The emotional impact of a portrait gift does not come from how early you ordered it. It comes from the thought behind the image.

Choose a photo tied to a real story. A wedding moment. A favourite picture of the children. A dog waiting by the front door. A grandparent with the family. These are the images that make people stop, smile and sometimes cry a bit when they open the gift.

Presentation helps too. If you are giving a digital portrait first, do not apologise for it. Frame it as part of the experience. Print a preview, place it in a card, or write a note about why you chose that image. The meaning comes through when the recipient understands the memory behind it.

This is also why artist-made portraits often land differently from mass-produced photo products. They feel considered. They carry warmth. They show that somebody took a moment from real life and turned it into something worth keeping.

A practical timeline if you are in a rush

If you need to move quickly, the easiest approach is to keep the process tight.

On day one, choose the photo and place the order. Do not spend three evenings comparing twenty similar images. Pick the strongest one and commit.

Over the next few days, keep an eye out for the proof and respond promptly if any feedback is needed. Short, clear revision notes save time. Instead of saying, “Something feels off,” say, “Please soften the smile slightly,” or “Could you darken the dog’s ears?”

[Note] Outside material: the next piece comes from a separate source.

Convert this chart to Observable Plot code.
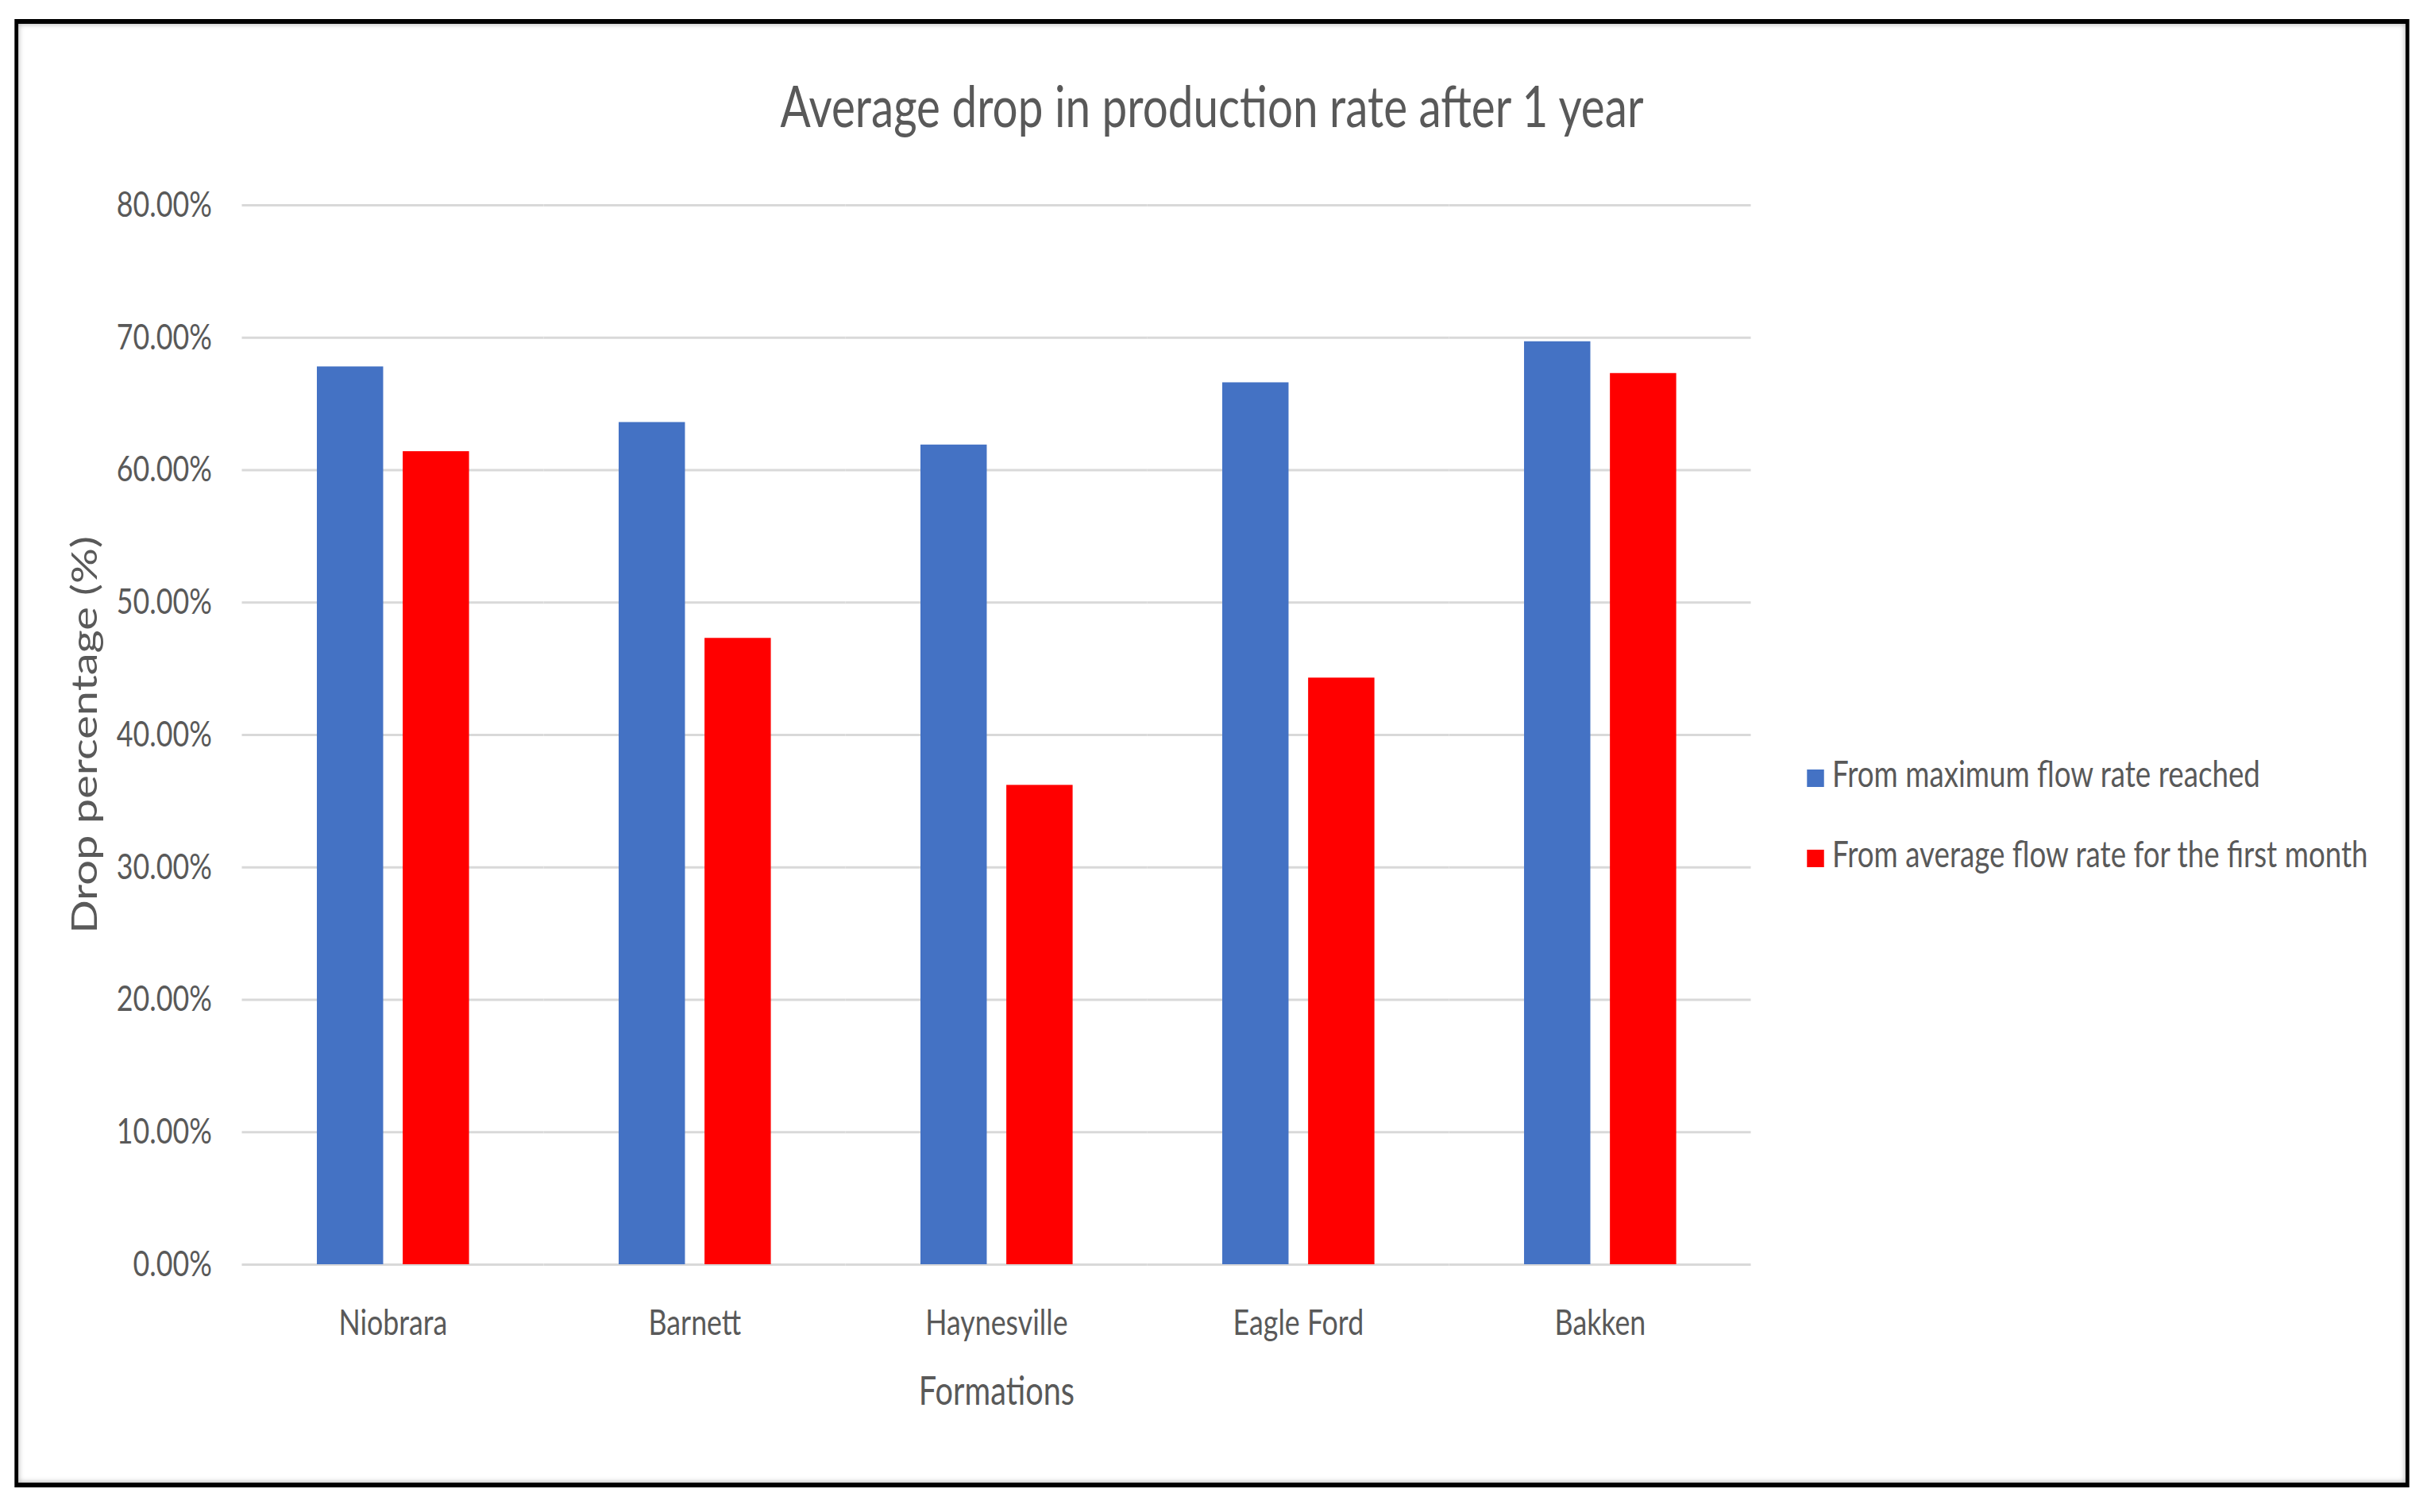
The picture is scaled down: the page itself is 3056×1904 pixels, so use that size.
<!DOCTYPE html>
<html>
<head>
<meta charset="utf-8">
<script src="https://cdn.jsdelivr.net/npm/d3@7"></script>
<script src="https://cdn.jsdelivr.net/npm/@observablehq/plot@0.6"></script>
<style>
  html, body { margin: 0; padding: 0; background: #fff; overflow: hidden; width: 3056px; height: 1904px; }
  #stage { position: absolute; left: 0; top: 0; height: 1904px; transform-origin: 0 0;
           font-family: Lato, "Open Sans", sans-serif; color: #595959; }
  #frame { position: absolute; box-sizing: border-box; border-style: solid; border-color: #000;
           box-shadow: inset 0 0 7px 1px rgba(0,0,0,0.28); }
  .abs { position: absolute; white-space: nowrap; }
</style>
</head>
<body>
<div id="stage"></div>
<script>
// ---- data ----
const categories = ["Niobrara", "Barnett", "Haynesville", "Eagle Ford", "Bakken"];
const seriesNames = ["From maximum flow rate reached", "From average flow rate for the first month"];
const fromMaximum = [67.8, 63.6, 61.9, 66.6, 69.7];
const fromFirstMonth = [61.4, 47.3, 36.2, 44.3, 67.3];
const yTicks = [0, 10, 20, 30, 40, 50, 60, 70, 80];
const seriesColors = ["#4472C4", "#FF0000"];
const titleText = "Average drop in production rate after 1 year";
const xTitle = "Formations";
const yTitle = "Drop percentage (%)";

// ---- layout (the source picture is horizontally compressed; reproduce with a global squeeze) ----
const K = 0.795;
const W = 3056, H = 1904;
const X = v => v / K;
const stage = document.getElementById("stage");
stage.style.width = X(W) + "px";
stage.style.transform = `scaleX(${K})`;

// frame
const frame = document.createElement("div");
frame.id = "frame";
Object.assign(frame.style, {
  left: X(18) + "px", top: "24px", width: X(3034 - 18) + "px", height: (1873 - 24) + "px",
  borderWidth: `6px ${X(5)}px`
});
stage.appendChild(frame);

// title
const titleFs = 71.2;
const title = document.createElement("div");
title.className = "abs";
title.textContent = titleText;
Object.assign(title.style, {
  left: (X(1526) - 2000) + "px", width: "4000px", textAlign: "center",
  fontSize: titleFs + "px", lineHeight: "1.2", top: (160 - 0.987 * titleFs) + "px"
});
stage.appendChild(title);

// data table for the library
const data = categories.flatMap((c, i) => [
  {formation: c, series: seriesNames[0], value: fromMaximum[i]},
  {formation: c, series: seriesNames[1], value: fromFirstMonth[i]}
]);

const svgTop = 200, svgH = 1630;
const y0 = 1592, y80 = 258;
const axisTitleFs = 56;
const tickFs = 45;

const chart = Plot.plot({
  width: Math.round(X(W)),
  height: svgH,
  marginTop: y80 - svgTop,
  marginBottom: svgTop + svgH - y0,
  marginLeft: X(303),
  marginRight: Math.round(X(W)) - X(2206),
  style: {fontFamily: "Lato, 'Open Sans', sans-serif", fontSize: tickFs + "px", color: "#595959", background: "transparent", overflow: "visible"},
  fx: {domain: categories, padding: 0, axis: "bottom", label: xTitle, labelAnchor: "center", labelOffset: 176, tickSize: 0, tickPadding: 57},
  x: {domain: seriesNames, axis: null, paddingInner: 0.229, paddingOuter: 0.86},
  y: {domain: [0, 80], ticks: yTicks, tickFormat: d => d.toFixed(2) + "%", tickSize: 0, tickPadding: X(38),
      label: yTitle, labelAnchor: "center", labelArrow: "none", labelOffset: X(303) - (X(120) - 0.71 * axisTitleFs)},
  color: {domain: seriesNames, range: seriesColors},
  marks: [
    Plot.gridY(yTicks, {stroke: "#D9D9D9", strokeOpacity: 1, strokeWidth: 3}),
    Plot.barY(data, {fx: "formation", x: "series", y: "value", fill: "series"})
  ]
});
chart.querySelectorAll('g[aria-label$="axis label"]').forEach(g => { g.style.fontSize = axisTitleFs + "px"; });
chart.querySelectorAll('g[aria-label="fx-axis label"]').forEach(g => { g.style.fontSize = "50px"; });

const holder = document.createElement("div");
holder.className = "abs";
Object.assign(holder.style, {left: "0px", top: svgTop + "px"});
holder.appendChild(chart);
stage.appendChild(holder);

// legend (right side)
const color = chart.scale("color");
const legendFs = 46.2;
const legendBaselines = [992, 1093];
seriesNames.forEach((name, i) => {
  const row = document.createElement("div");
  row.className = "abs";
  Object.assign(row.style, {
    left: X(2275) + "px", top: (legendBaselines[i] - 0.987 * legendFs) + "px",
    fontSize: legendFs + "px", lineHeight: "1.2"
  });
  const sw = document.createElement("span");
  Object.assign(sw.style, {display: "inline-block", width: X(22) + "px", height: "22px",
    background: color.apply(name), marginRight: X(10) + "px"});
  row.appendChild(sw);
  row.appendChild(document.createTextNode(name));
  stage.appendChild(row);
});
</script>
</body>
</html>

If your deadline is extremely close, choose the digital route first. If you have a little more breathing room, a printed option may still work. A service like Charlie’s Drawings makes this easier for gift buyers because the ordering process is simple, the proof timeline is clear, and unlimited revisions remove a lot of the risk.

What to look for before you order

Not every portrait service is equally helpful when time matters. Fast should not mean careless.

Look for clear proof delivery times, not vague promises. Look for revision options, because confidence matters when you are ordering something personal. Check whether the artwork is made by real artists rather than generated by an automated filter. That difference shows up in expression, detail and the overall feeling of the piece.

It is also worth checking delivery terms and guarantees. If a company offers free shipping, straightforward communication and a money-back promise, it takes some of the pressure off. When you are buying a meaningful gift quickly, reassurance matters almost as much as speed.

Create a portrait gift fast and still make it count

A rushed purchase does not have to feel rushed to the person receiving it. If you choose a strong photo, keep your decisions simple and match the format to your deadline, you can still give something that feels intimate, thoughtful and beautifully personal.

The best last-minute gifts are not the ones that pretend there was no time pressure. They are the ones that turn limited time into a very clear, heartfelt choice. If the image means something, the portrait will too.